El primero de estos ingredientes es la inteligencia, una mente despierta y creativa. Podría incluso hipotetizarse que la alfabetización tecnológica no es determinante de nada, porque en ausencia de habilidades mentales de relevancia no sirve para mucho y, en su presencia, es sencillo adquirirla en el momento en que se la necesita.
El segundo elemento es el de las oportunidades. Supo decir una Ministro de Educación argentina, "la educación no garantiza el empleo, pero su ausencia sí garantiza que no habrá de conseguírselo". Parafraseándola, "la alfabetización tecnológica sólo asegura el éxito en tanto se posean muchas otras habilidades -asociadas o no con ella- y siempre y cuando se disponga de las oportunidades adecuadas".
Y el tercer ingrediente es tan simple que da miedo, pero no caben dudas de que es lo que da verdadero sabor a la receta: es el trabajo mismo. Porque aunque los políticos y los funcionarios del ministerio de Educación lo ignoren, o pretendan ignorarlo, o no quieran saberlo, si no hay trabajo de nada sirven todas las demás disquisiciones.
El discurso de la alfabetización tecnológica, entonces, está estrechamente ligado a una franja social con condiciones especiales de educación, inteligencia y oportunidades, y que -curiosamente- es la más afectada por el desempleo que aflige a las economías en desarrollo.
Lo terrible del caso es que se atan estos gravísimos problemas sociales y económicos a la Educación, haciéndola aparecer como responsable de los males de la gente. Es cierto que una persona bien formada tiene mejores oportunidades, que ha desarrollado su inteligencia y que puede acceder a mejores condiciones de vida. Pero que "pueda" no significa que lo logre. La realidad es que un maestro que alfabetice tecnológicamente a treinta niños de clase media puede estar seguro de que veinticinco de ellos verán frustradas sus expectativas en un mediano plazo. Tal vez no mueran de hambre, en razón de su cuna semi-afortunada y de su plasticidad para adaptarse a situaciones precarias, pero -sin duda- ese maestro estará creando en ellos una ilusión que luego la realidad se encargará de poner en su sitio. ¿Es mejor, entonces, no insistir con esto de la educación? Seguramente que no. nuestra labor como docentes sólo cambiará al mundo si damos origen a una generación que rechace como a la peste la injusticia social, la ambición desmedida de poder y riqueza, el egoísmo y la insensibilidad.
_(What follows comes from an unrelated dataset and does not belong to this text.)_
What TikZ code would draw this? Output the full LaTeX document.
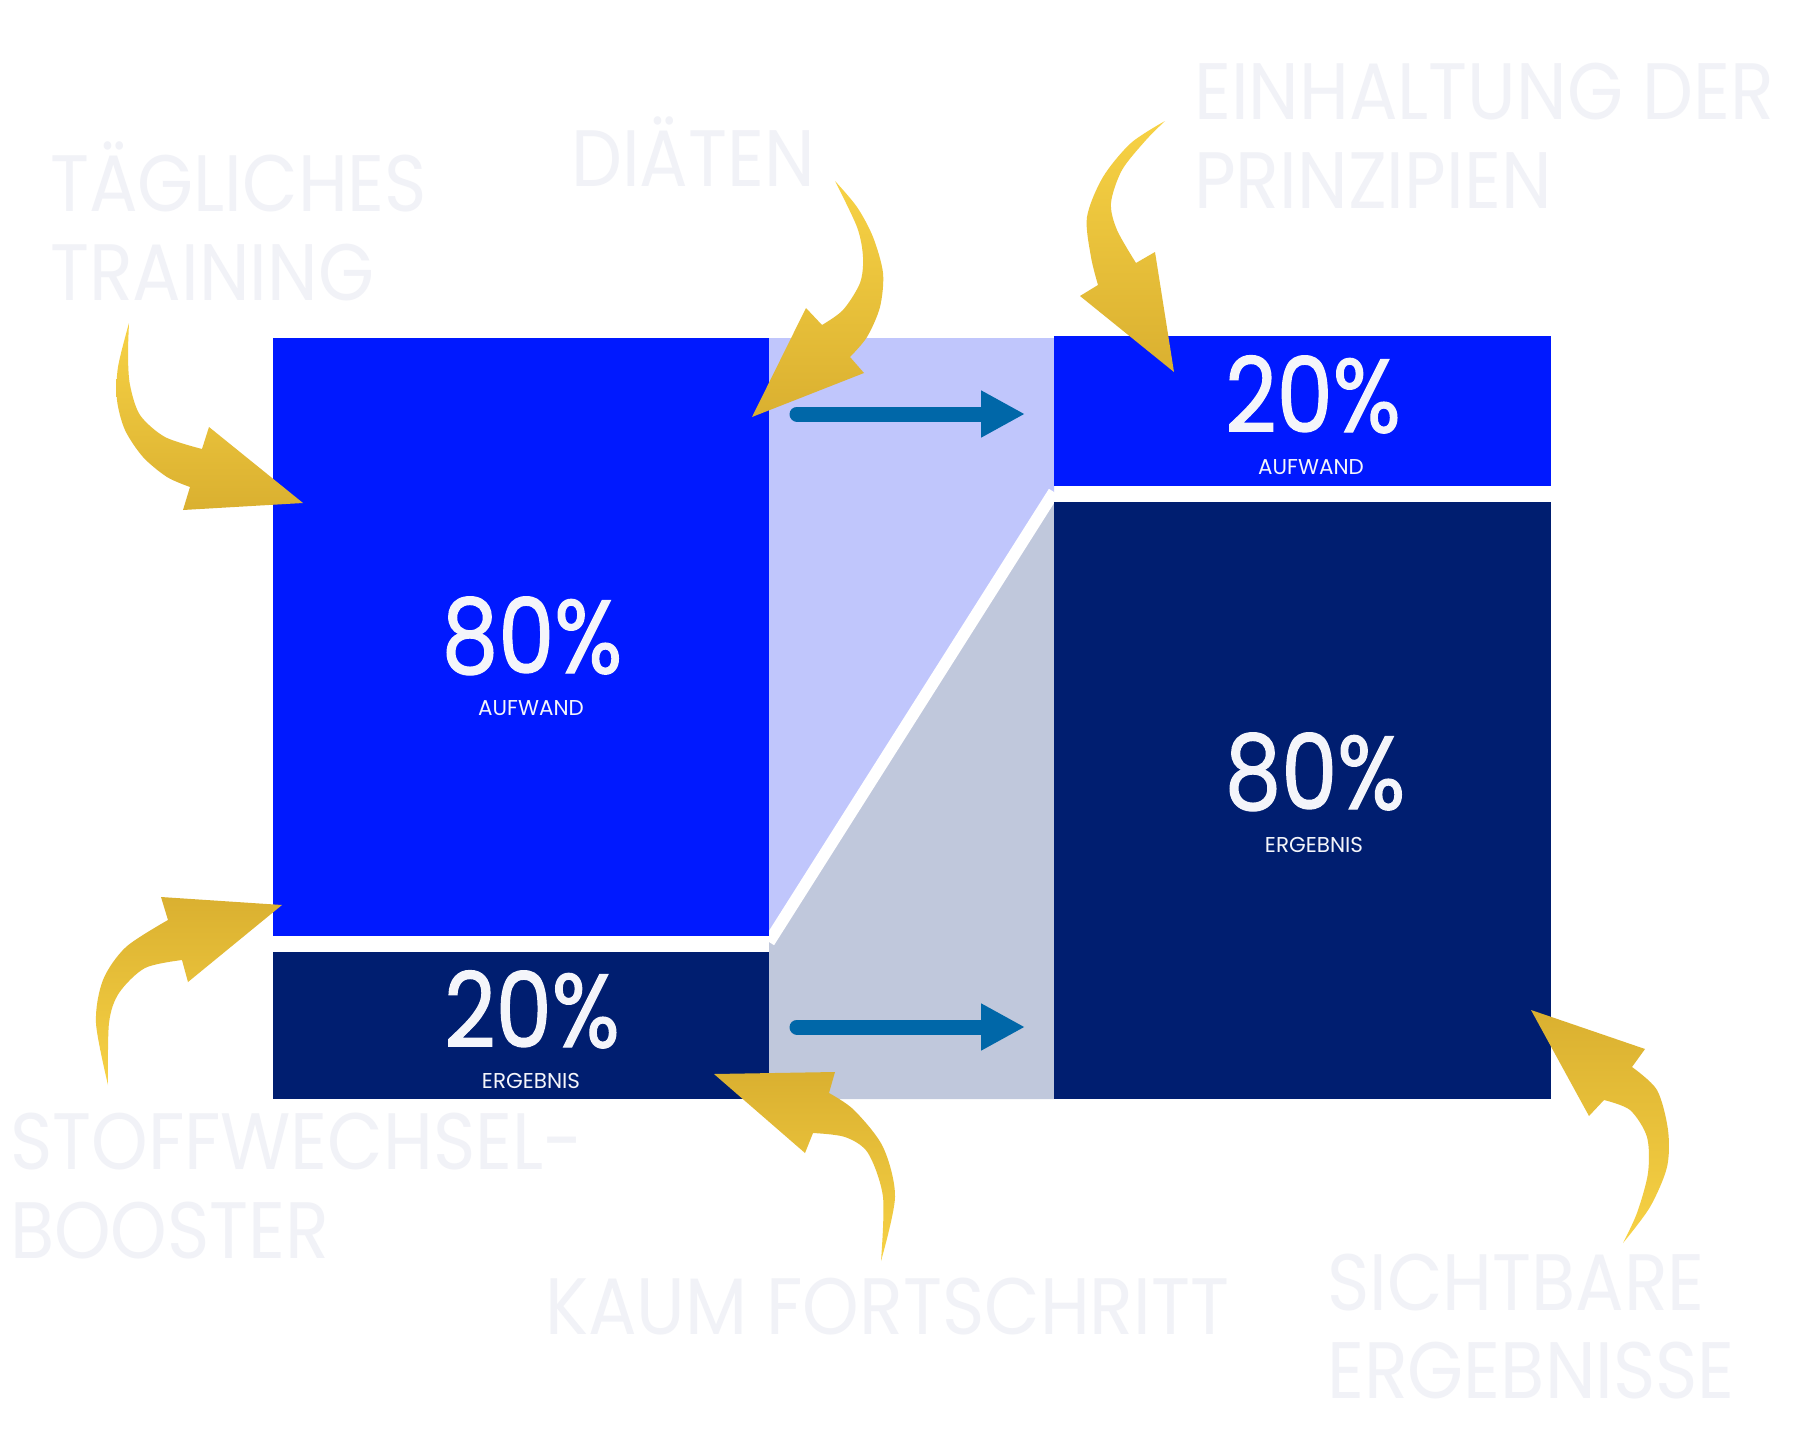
\documentclass[tikz,border=0pt]{standalone}
\usepackage{fontspec}
\setmainfont{Poppins}
\newfontfamily\lblfont[FakeStretch=0.9]{Poppins}
\newfontfamily\pctfont[FakeStretch=0.86,FakeBold=1.2]{Poppins}
\usetikzlibrary{arrows.meta}
\definecolor{vivid}{HTML}{0019FF}
\definecolor{navy}{HTML}{001E70}
\definecolor{lav}{HTML}{C0C6FC}
\definecolor{greyblue}{HTML}{C0C8DC}
\definecolor{tealc}{HTML}{0067A8}
\definecolor{faint}{HTML}{F1F2F7}
\definecolor{wtext}{HTML}{F4F5FA}
\definecolor{ylight}{HTML}{F7D245}
\definecolor{ydark}{HTML}{DAB030}
\begin{document}
\begin{tikzpicture}[x=1pt,y=-1pt,
  box/.style={inner sep=0pt, outer sep=0pt, anchor=north west, draw=none},
  vividbox/.style={box, fill=vivid},
  navybox/.style={box, fill=navy},
  biglabel/.style={anchor=base west, inner sep=0pt, text=faint, font=\lblfont\fontsize{80}{80}\selectfont},
  pct/.style={anchor=base, inner sep=0pt, text depth=0pt, text=wtext, font=\pctfont\fontsize{104}{104}\selectfont},
  pctsub/.style={anchor=base, inner sep=0pt, text depth=0pt, text=wtext, font=\fontsize{21.5}{21.5}\selectfont},
  tealarrow/.style={draw=tealc, line width=15pt, line cap=round, -{Triangle[length=44pt,width=44pt]}},
  ydown/.style={top color=ylight, bottom color=ydark, draw=none},
  yup/.style={top color=ydark, bottom color=ylight, draw=none}
]
\useasboundingbox (0,0) rectangle (1800,1440);
\fill[white] (0,0) rectangle (1800,1440);

% middle connecting band
\coordinate (gl) at (769,942);
\coordinate (gr) at (1054,492);
\fill[lav] (769,338) -- (1054,338) -- (gr) -- (gl) -- cycle;
\fill[greyblue] (gl) -- (gr) -- (1054,1099) -- (769,1099) -- cycle;
\draw[white, line width=12pt] (gl) -- (gr);

% boxes
\node[vividbox, minimum width=496pt, minimum height=598pt] (ltop) at (273,338) {};
\node[navybox, minimum width=496pt, minimum height=147pt] (lbot) at (273,952) {};
\node[vividbox, minimum width=497pt, minimum height=150pt] (rtop) at (1054,336) {};
\node[navybox, minimum width=497pt, minimum height=597pt] (rbot) at (1054,502) {};

% percentages
\node[pct] (p1) at (532,673) {80\%};
\node[pctsub] (s1) at (531,715) {AUFWAND};
\node[pct] (p2) at (532,1047) {20\%};
\node[pctsub] (s2) at (531,1088) {ERGEBNIS};
\node[pct] (p3) at (1313,432) {20\%};
\node[pctsub] (s3) at (1311,474) {AUFWAND};
\node[pct] (p4) at (1315,809) {80\%};
\node[pctsub] (s4) at (1314,852) {ERGEBNIS};

% teal arrows
\coordinate (ta1) at (797,414);
\coordinate (tb1) at (1025,414);
\coordinate (ta2) at (797,1027);
\coordinate (tb2) at (1025,1027);
\draw[tealarrow] (ta1) -- (tb1);
\draw[tealarrow] (ta2) -- (tb2);

% labels
\node[biglabel] (l1a) at (50,211) {TÄGLICHES};
\node[biglabel] (l1b) at (50,300) {TRAINING};
\node[biglabel] (l2) at (571,186) {DIÄTEN};
\node[biglabel] (l3a) at (1194,119) {EINHALTUNG DER};
\node[biglabel] (l3b) at (1194,208) {PRINZIPIEN};
\node[biglabel] (l4a) at (10,1169) {STOFFWECHSEL-};
\node[biglabel] (l4b) at (10,1258) {BOOSTER};
\node[biglabel] (l5) at (545,1334) {KAUM FORTSCHRITT};
\node[biglabel] (l6a) at (1327,1310) {SICHTBARE};
\node[biglabel] (l6b) at (1327,1398) {ERGEBNISSE};

% yellow curved arrows
% Training
\shade[ydown] plot[smooth] coordinates {(129,323) (118,367) (117,400) (125,430) (143,457) (167,477) (190,487)}
  -- (183,510) -- (303,503) -- (209,427) -- (202,449)
  -- plot[smooth] coordinates {(202,449) (165,437) (140,415) (130,385) (128,355) (129,323)} -- cycle;
% Diaeten
\shade[ydown] plot[smooth] coordinates {(835,181) (857,207) (873,237) (883,273) (880,307) (867,337) (850,357)}
  -- (864,373) -- (752,417) -- (806,308) -- (822,325)
  -- plot[smooth] coordinates {(822,325) (843,310) (860,283) (863,257) (857,227) (835,181)} -- cycle;
% Einhaltung
\shade[ydown] plot[smooth] coordinates {(1165,121) (1131,143) (1103,177) (1087,217) (1091,257) (1098,285)}
  -- (1080,296) -- (1174,372) -- (1155,252) -- (1136,263)
  -- plot[smooth] coordinates {(1136,263) (1117,230) (1111,203) (1122,170) (1146,140) (1165,121)} -- cycle;
% Stoffwechsel
\shade[yup] plot[smooth] coordinates {(108,1085) (96,1023) (103,980) (126,947) (168,920)}
  -- (161,897) -- (282,905) -- (188,982) -- (182,960)
  -- plot[smooth] coordinates {(182,960) (145,968) (119,993) (109,1023) (108,1085)} -- cycle;
% Kaum
\shade[yup] plot[smooth] coordinates {(881,1261) (895,1197) (883,1147) (854,1110) (829,1093)}
  -- (835,1072) -- (714,1074) -- (805,1153) -- (813,1133)
  -- plot[smooth] coordinates {(813,1133) (845,1137) (868,1153) (883,1197) (881,1261)} -- cycle;
% Sichtbare
\shade[yup] plot[smooth] coordinates {(1623,1243) (1650,1207) (1667,1167) (1668,1130) (1657,1090) (1632,1067)}
  -- (1645,1049) -- (1531,1010) -- (1589,1116) -- (1604,1100)
  -- plot[smooth] coordinates {(1604,1100) (1630,1110) (1647,1137) (1648,1173) (1637,1213) (1623,1243)} -- cycle;
\end{tikzpicture}
\end{document}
Estos valores, que nada tienen que ver con la tecnología, son sin embargo los que le pueden dar el sentido que hoy le falta y los que obligarán a la clase política a asumir su parte en el proyecto humano, asegurando que la semilla de la educación no está destinada a caer en un desierto.
Como siempre, las verdaderas soluciones son las que eliminan las causas, no las que atacan los efectos. Educar tecnológicamente para sobrevivir en un mundo de competitividad feroz, de modo que unos pocos puedan darse por satisfechos mientras que el resto agoniza, no es una buena excusa para educar. Eliminar la injusticia, crear un orden social más benévolo, garantizar la igualdad de oportunidades para todos y, luego, educar para enaltecer y ennoblecer al Hombre; eso sí vale la pena.